First, I got used to OO and then, Clean Code helped me to write generally better OO code. Also, it was the desired standard at all of my workplaces thus far. The software we built worked well, most of our abstractions and hierarchies did us a great service, especially during work for a B2B SaaS-company that regularly had to customize certain aspects of the system for individual customers. When coding and debugging was a headache and jumping around various numbers of subroutines, files and layers of abstractions, I just thought “well, sometimes things are just complicated” and dealt with it.
Any dev who worked on an at least moderately complex object-oriented application (that claimed to be) built around SOLID, Clean Code etc. principles knows that there is no such thing as all sunshine and rainbows. Buzzwords like extendable, maintainable, etc. are thrown around pretty quickly, especially when justifying adding additional layers of abstraction (prematurely).
Software is not only modeled according to what is theoretically optimal (?), but also according to logical and functional concepts, which sometimes simply shouldn’t be artificially separated until the separation feels natural and organic. Separation at a detail level also often has less to do with actual technical aspects and more with developer preference. Uncle Bob also says he just likes it better that way. So is it just preference? Therefore subjective? Yes, but also no. We’ll learn about that later.
I do get the point when people argue that we OOP/SOLID/Clean Code fans have a thing for just hiding complexity behind walls of cleverness so that we can be proud that it looks simple in that one place. Until it blows up because the abstraction doesn’t work anymore and a choice between a big refactor or working around the problems with your current abstraction (just hack it in — worse choice here) is due. The latter is where the commonly feared design flaws start creeping into your project. Sadly, realistically, that happens sooner or later. Unless you’re lucky enough to work in a team of extremely well organized, disciplined people.

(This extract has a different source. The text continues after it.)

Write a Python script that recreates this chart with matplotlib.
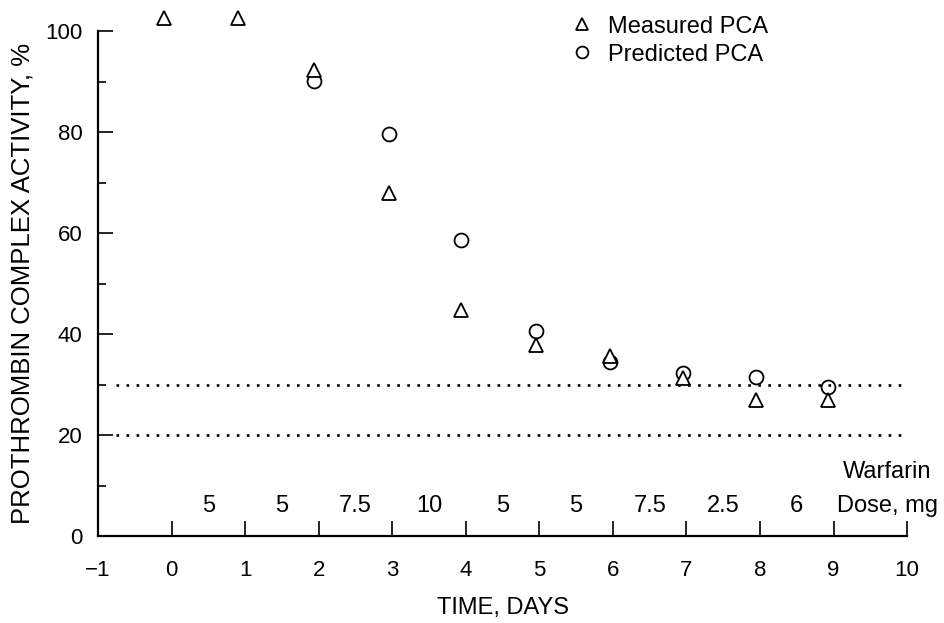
import numpy as np
import matplotlib
matplotlib.use("Agg")
import matplotlib.pyplot as plt
from matplotlib.ticker import MultipleLocator

plt.rcParams['font.family'] = ['Liberation Sans', 'DejaVu Sans']

# data
days = [0, 1, 2, 3, 4, 5, 6, 7, 8, 9]
x_offset = [-0.1, -0.1, -0.07, -0.05, -0.07, -0.04, -0.04, -0.05, -0.05, -0.07]
measured = [102.6, 102.6, 92.2, 68.0, 44.8, 37.8, 35.6, 31.2, 27.0, 27.0]
predicted = [None, None, 90.2, 79.6, 58.6, 40.6, 34.4, 32.2, 31.4, 29.6]
doses = ["5", "5", "7.5", "10", "5", "5", "7.5", "2.5", "6"]
target_range = [20, 30]

fig = plt.figure(figsize=(9.44, 6.23), dpi=100)
ax = fig.add_axes([0.1038, 0.1396, 0.8572, 0.8106])

xs = np.array(days) + np.array(x_offset)
ax.plot(xs, measured, linestyle='none', marker='^', markersize=10,
        markerfacecolor='white', markeredgecolor='black', markeredgewidth=1.3,
        clip_on=False, zorder=4, label='Measured PCA')
pred = np.array([np.nan if v is None else v for v in predicted], dtype=float)
ax.plot(xs, pred, linestyle='none', marker='o', markersize=10,
        markerfacecolor='none', markeredgecolor='black', markeredgewidth=1.3,
        clip_on=False, zorder=3, label='Predicted PCA')

ax.hlines(target_range, -0.75, 9.95, colors='black', linewidth=1.9,
          linestyles=(0, (1, 2.8)), zorder=2)

# warfarin doses between days
for i, d in enumerate(doses):
    ax.text(i + 0.5, 6, d, ha='center', va='center', fontsize=17)
ax.text(9.73, 12.7, "Warfarin", ha='center', va='center', fontsize=17)
ax.text(9.73, 6, "Dose, mg", ha='center', va='center', fontsize=17)

ax.set_xlim(-1, 10)
ax.set_ylim(0, 100)
ax.spines['top'].set_visible(False)
ax.spines['right'].set_visible(False)
ax.spines['left'].set_linewidth(1.6)
ax.spines['bottom'].set_linewidth(1.6)

ax.xaxis.set_major_locator(MultipleLocator(1))
ax.yaxis.set_major_locator(MultipleLocator(20))
ax.yaxis.set_minor_locator(MultipleLocator(10))
ax.tick_params(axis='both', which='major', direction='in', length=11,
               width=1.2, labelsize=16)
ax.tick_params(axis='y', which='minor', direction='in', length=6, width=1.2)
ax.tick_params(axis='x', pad=17)
ax.tick_params(axis='y', pad=11)

ax.set_xlabel("TIME, DAYS", fontsize=17, labelpad=12)
ax.set_ylabel("PROTHROMBIN COMPLEX ACTIVITY, %", fontsize=18.5, labelpad=8)

ax.legend(loc='upper left', bbox_to_anchor=(0.594, 0.99),
          bbox_transform=fig.transFigure, frameon=False, fontsize=17,
          handlelength=1.0, handletextpad=0.6, labelspacing=0.25,
          borderaxespad=0, markerscale=0.85)

fig.savefig("out.png", dpi=100)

Maybe it depends on what kind of pain you and your teammates feel more comfortable with. Complex object hierarchies with small, neat and all tidied up single-responsibility functions spread over multiple files or long, procedural carpet-functions that won’t fit into a horizontally aligned monitor anymore, but you can read like a book without any or with minimal jumping around. Hardcore DRY and therefore risk entanglement of certain code snippets throughout the whole codebase or hardcore KISS, take the cost of repeating yourself for the sake of being able to narrow changes and impact down to only the very place you work on. Both principles offer different risks for bugs being introduced. Both can work well together in some settings and oppose each other in others.
In the end, we’re all just trying to handle complexity in a way that makes it manageable. I think to some degree “well, sometimes things are just complicated” won’t go anywhere. And that’s ok. Is this a free pass to just write unstructured spaghetti code and call it a day?
Definitely not.
There are other methods for useful code structuring like sections with section comments instead of helper functions, using modules/namespaces with clear boundaries and interfaces to the rest of the code, sprinkle in some OO patterns where they benefit the structure, and other rules that help writing good (mostly) procedural code.
Take this video:
I used to be an extremist Never Nester, heavily using extraction. Now, I exhaust every inversion possibility first and if the code is still hard to understand because of too much nest, I extract. If we have a function with multiple code blocks and no extensive nesting, describing the sub-steps of a process with section comments (instead of the function name) can be used as an alternative to extraction into a subroutine. Optionally wrap the block with {} for Editor code folding, and you’ll also have that high level, descriptive overview of a process.
Which — in both ways of achieving it — definitely makes the thing more understandable. There isn’t just one way of doing it.
I’ll now try to be a balanced Never Nester, always checking if extraction actually benefits readability. A lot of times, one can enhance readability with tricks that don’t require extraction (and therefore less stack/heap entries involved) at all.
Resources:
General guidelines and good (Java/mostly OO) code:
On mindful abstractions, great comment section:
Good procedural code:
On inlined code: http://number-none.com/blow/blog/programming/2014/09/26/carmack-on-inlined-code.html
A Clean code rant:
Prime (a Clean Code critic) interviewing Uncle Bob himself (Clean Code interview starts at 10:00):
Some thoughts on SOLID
Why Clean Code can be hard to maintain:
Can we finally stop with premature optimization now?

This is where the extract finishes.